A
few articles ago we saw how gcc might need some help when mixing template instanciation (pure compile time data) with function calls (deducible compile time information, but not available to the template expander). Now we'll go one step further and combine all three types: pure compile time data, deducible compile time data and pure run time data (*). Just to annoy the compiler, and to see how gcc is able to optimize the results.
Let's build a simple example, similar to what we used last time: an object that will determine the range of an integer and then invoke a callback with the closest range.
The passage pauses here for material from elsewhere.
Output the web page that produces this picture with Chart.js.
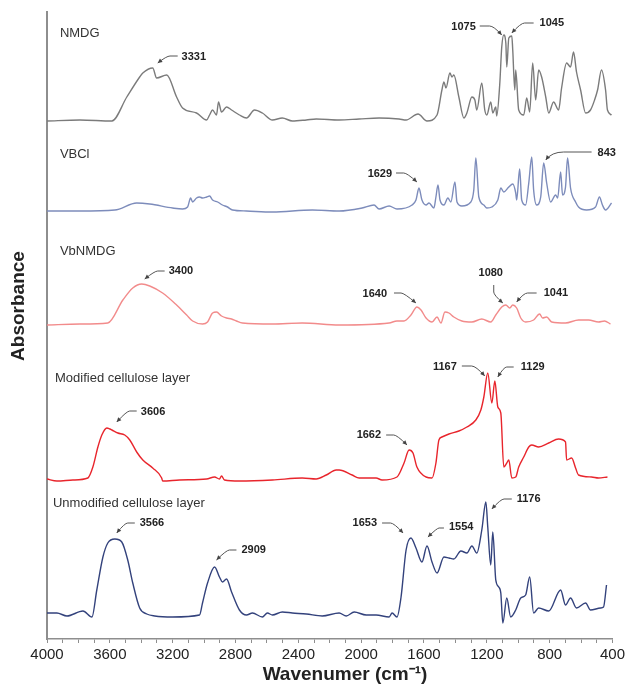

Something like this could be used, for example, to allocate a buffer.
void boring(int x, func f) {
if (x < 2) {
f(2);
} else if (x < 4) {
f(4);
} else if (x < 8) {
f(8);
} else if (x < 16) {
// You get the idea...
}
}
Can we build a prettier template version of this code, without any overhead? Let's try:
typedef void (*func)(int);
template <int My_Size>
struct Foo {
void bar(size_t size, func callback) {
if (size > My_Size) {
callback(My_Size);
} else {
next_foo.bar(size, callback);
}
}
Foo<My_Size/2> next_foo;
};
// Stop condition
template<> struct Foo<0> {
void bar(size_t, func) { }
};
void wrapper(int x, func f) {
Foo<512> jump_table;
jump_table.bar(x, f);
}
And now, let's compile like as "g++ -fverbose-asm -S -O0 -c foo.cpp -o /dev/stdout | c++filt". You'll see something like this:
wrapper(int, void (*)(int)):
call Foo<512>::bar(unsigned long, void (*)(int))
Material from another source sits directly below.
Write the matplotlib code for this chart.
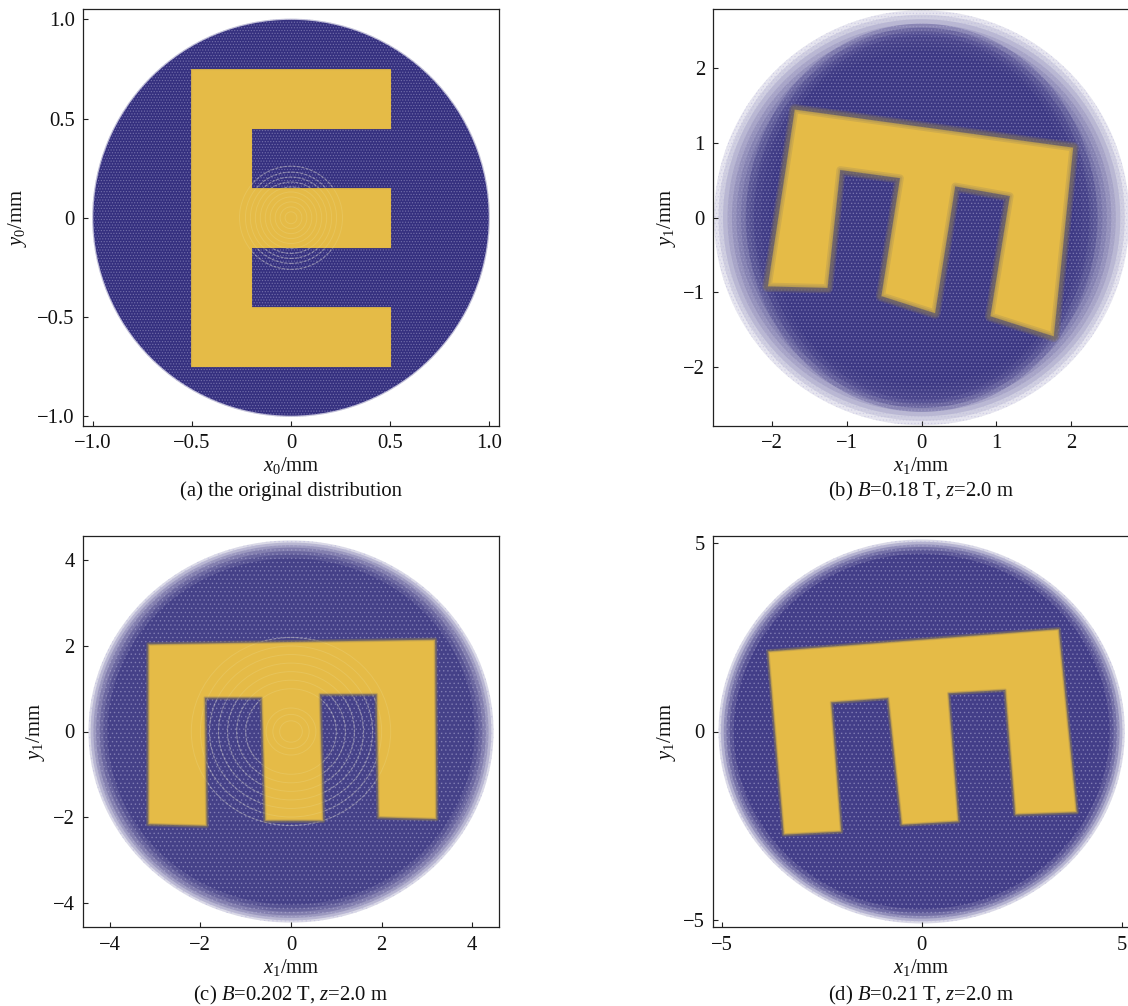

Foo<512>::bar(unsigned long, void (*)(int)):
cmpq $512, %rsi #, size
jbe .L4
call *%rdx # callback
jmp .L3
.L4:
call Foo<256>::bar(unsigned long, void (*)(int)) #
.L3:
leave
Foo<256>::bar(unsigned long, void (*)(int)):
cmpq $256, %rsi #, size
jbe .L4
call *%rdx # callback
jmp .L3
.L4:
call Foo<128>::bar(unsigned long, void (*)(int)) #
.L3:
leave
# You get the idea, right?
Foo<0>::bar(unsigned long, void (*)(int)):
# Stop condition, do nothing
That doesn't look too good, does it? We don't need to worry: we already learned that gcc needs help from the optimizer to handle template expansion and non static function calls. Let's move to O1:
rapper(int, void (*)(int)):
.LFB14:
cmpq $512, %rdi #, D.2974
jbe .L2 #,
movl $512, %edi #,
call *%rsi # f
jmp .L1 #
.L2:
cmpq $256, %rdi #, D.2974
jbe .L4 #,
movl $256, %edi #,
call *%rsi # f
jmp .L1 #
# Again, it should be clear what's going on...
.L11:
cmpq $1, %rdi #, D.2974
.p2align 4,,2
jbe .L1 #,
movl $1, %edi #,
.p2align 4,,2
call *%rsi # f
.L1:
It's better than last time, but it doesn't look great either: gcc managed to inline all calls, but it stopped there. Let's move to O2 and see what happens:
wrapper(int, void (*)(int)):
movslq %edi, %rdi # x, D.2987
cmpq $512, %rdi #, D.2987
ja .L13 #,
cmpq $256, %rdi #, D.2987
ja .L14 #,
[ .... ]
cmpq $2, %rdi #, D.2987
ja .L21 #,
.L13:
movl $512, %edi #,
jmp *%rsi # f
.L14:
movl $256, %edi #,
jmp *%rsi # f
[ .... ]
.L21:
movl $2, %edi #,
jmp *%rsi # f
.L1:
rep
ret
.p2align 4,,10
.p2align 3
Now, that looks much better. And we can now see that gcc generates the same code at -O2 for both versions of our code.
(*) Just for the sake of completion:
- Pure compile time data is information directly available during compilation time, like a constant.
- Deducible compile time data means something that can easily be deduced, like a function call to a non virtual method.
- Run-time only data means something that a compiler could never deduce, like a volatile variable or the parameter of a function called from outside the current translation unit.